De gelijkenis van het verloren schaap in Lucas
In het evangelie volgens Lucas wordt Jezus door de farizeeën als de Schriftgeleerden verweten dat hij met zondaars eet, want alle tollenaars en zondaars kwamen hem opzoeken om naar hem te luisteren. Jezus vindt deze 'zondaars' niet verachtelijk, hij wendt zich tot hen. Jezus wordt hun gast en Hij eet met hen. Om zijn omgang met zondaren te verdedigen vertelt hij de gelijkenis van het verloren schaap (Lucas 15: 3-7). Ook hier gaat het om een schaap dat verloren is geraakt. Ook hier staat er niet expliciet bij hoe dat kwam. Is het schaap uit eigen beweging weg gelopen? Of heeft de verachting van de Schriftgeleerden en de Farizeeën er aan meegewerkt dat dit schaap de kudde verloor?
Blijdschap bij de herder
Als de Herder het schaap gevonden heeft is hij zielsgelukkig. De herder heeft hart voor ieder schaap, vooral voor het 'kleine' en het 'zondige'. De belangrijkste doelstelling van de herder blijkt niet te zijn het invoegen van het afwijkende schaap in de kudde, maar het herstel van de relatie met de herder. Beeldend schrijft Lucas over de herder: 'En als hij het [schaap] gevonden heeft, legt hij het vol vreugde op zijn schouders en gaat hij naar huis. Daar roept hij zijn vrienden en buren bijeen en zegt tegen hen: “Deel in mijn vreugde, want ik heb het schaap gevonden dat verdwaald was"' (Lucas 15: 5-6).

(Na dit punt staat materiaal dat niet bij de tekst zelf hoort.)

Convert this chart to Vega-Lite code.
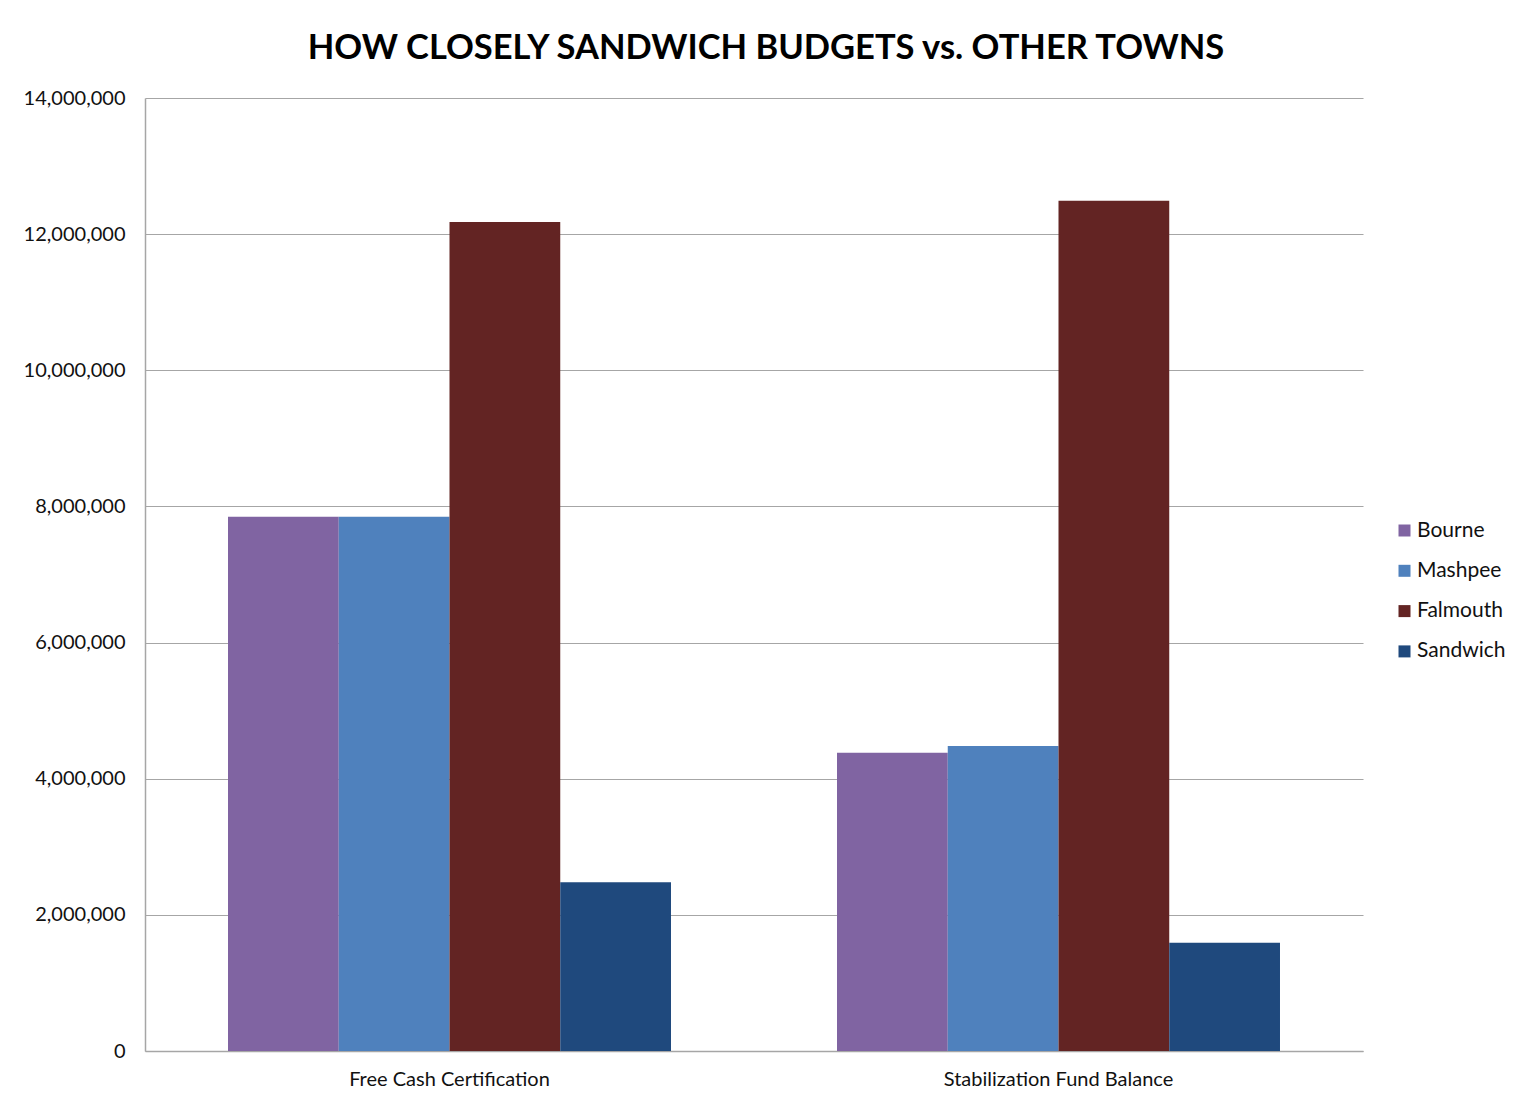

De Goede Herder in het evangelie naar Johannes
Ook in het evangelie van Johannes wordt er over de goede herder geschreven, die de relatie met de schapen heel belangrijk vindt. Deze relatie komt tot uiting in dat de herder en de schapen elkaar kennen. De schapen kennen de stem van de herder en de herder noemt de schapen bij name (Johannes 10: 3). De schapen vertrouwen de herder en de herder is te vertrouwen. Hij wil ervoor zorgen dat zij leven hebben in overvloed. De Herder houdt zoveel van de schapen dat hij zelfs zijn leven voor hen geven wil. Opvallend is dat dit geven van zijn leven in de tekst niet ingevuld wordt met: om de schapen van hun schuld te verlossen.
Omkering van de orde
De goede herder zet zich in voor een omkering van de orde. Het kleine en het afwijkende, het weglopende, is voor de herder zo belangrijk, dat hij zijn leven op het spel wil zetten om het weer bij zich te halen. Hij wil de relatie met de schapen herstellen en verbeteren. Hij brengt het schaap van de marge, van de buitenkant naar het centrum, naar zijn hart. De herder viert feest omdat hij één schaap gevonden heeft.